They’ve just finished celebrating their Queen’s 60th Jubilee and now they’re bracing themselves for the 2012 Olympics, which take place in London this summer. Europe might be suffering economic woes, but the British seem to be having lots of fun at the moment. We love to holiday in England, and have grown familiar with their broad range of accommodation, from fun but admittedly cramped vintage caravans, to comfortable luxury family hotels in beautiful parkland.
These days, we err towards the latter. The novelty of sleeping in an Airstream in a soggy British field wore off as we grew older and – well – pickier about our mattresses. Our favourite British hotels are converted old mansions, once occupied by English kings and queens of old, or lords and ladies at the very least.
It’s hard to imagine these places ever being someone’s home. And some of these aristocrats didn’t even live there all year round, leaving staff to take care of the place (and any bedridden aunties and uncles, I suppose) while they spent the winter at their London townhouse, or travelled in Europe.
The wealth involved in even building these places is staggering – and maintaining them, along with all the maids, housekeepers, gardeners and so forth, required a wealth that few English landowners can boast today, at least in their private residences.
These days, many of these fabulous old buildings are owned by an organisation called the National Trust, which preserves and protects heritage buildings, restoring their interiors to an authentic state and opening them to the public.
Luckily for us, some of them have also been converted into hotels. The interiors aren’t quite so authentic as they used to be, but that’s fine by me – 16th century tapestry bedding would probably make me sneeze all night.
Thornbury Castle, near Bristol in the South West, is one of our favourites. I’ve been fascinated by the Tudors (who ruled England throughout the 16th century) and Thornbury was owned, briefly, by Henry VIII, who stayed there with his ill-fated queen, Anne Boleyn. It’s not actually a real castle – times were fairly peaceful, when it was built, and the fashion then was to make your country mansion look like a castle, without going to the expense of building nice thick cannonball-proof walls.
This kept your aristocratic pride intact, even though your nice big windows – large enough to let lots of light in – wouldn’t offer much protection in a crossbow fight. Thornbury does actually have little arrowslits (aka ‘loopholes’) up its main tower, so you can still play at being besieged, if you want to.
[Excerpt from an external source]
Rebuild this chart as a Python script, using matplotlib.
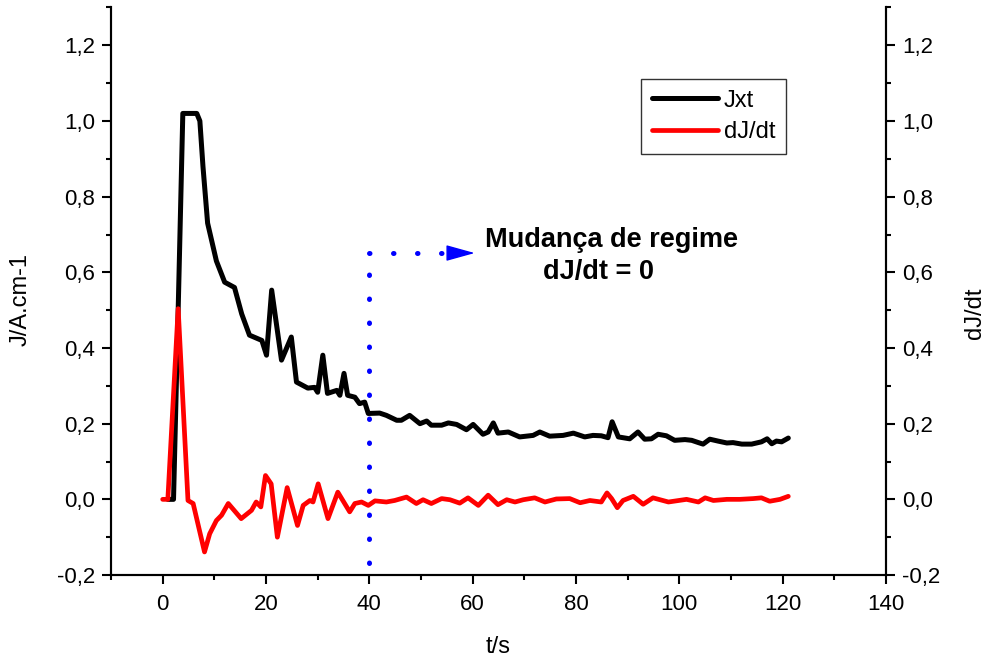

Down South, in the New Forest – a wonderful area originally set aside by William the Conqueror as his private hunting ground, and now home to diverse British wildlife – New Park Manor is also popular amongst our family. We love the area, for a start – it’s excellent for walking, cycling and pony trekking on the indigenous New Forest Ponies that have inhabited the region since before the last Ice Age. It’s fun at night, too, when you can go out looking for bats and owls. The Manor itself was used by King Charles II as a hunting lodge. We can see why he liked it so much and, heck, if it was good enough for him; it’s good enough for us. And these days, the mattresses are much nicer.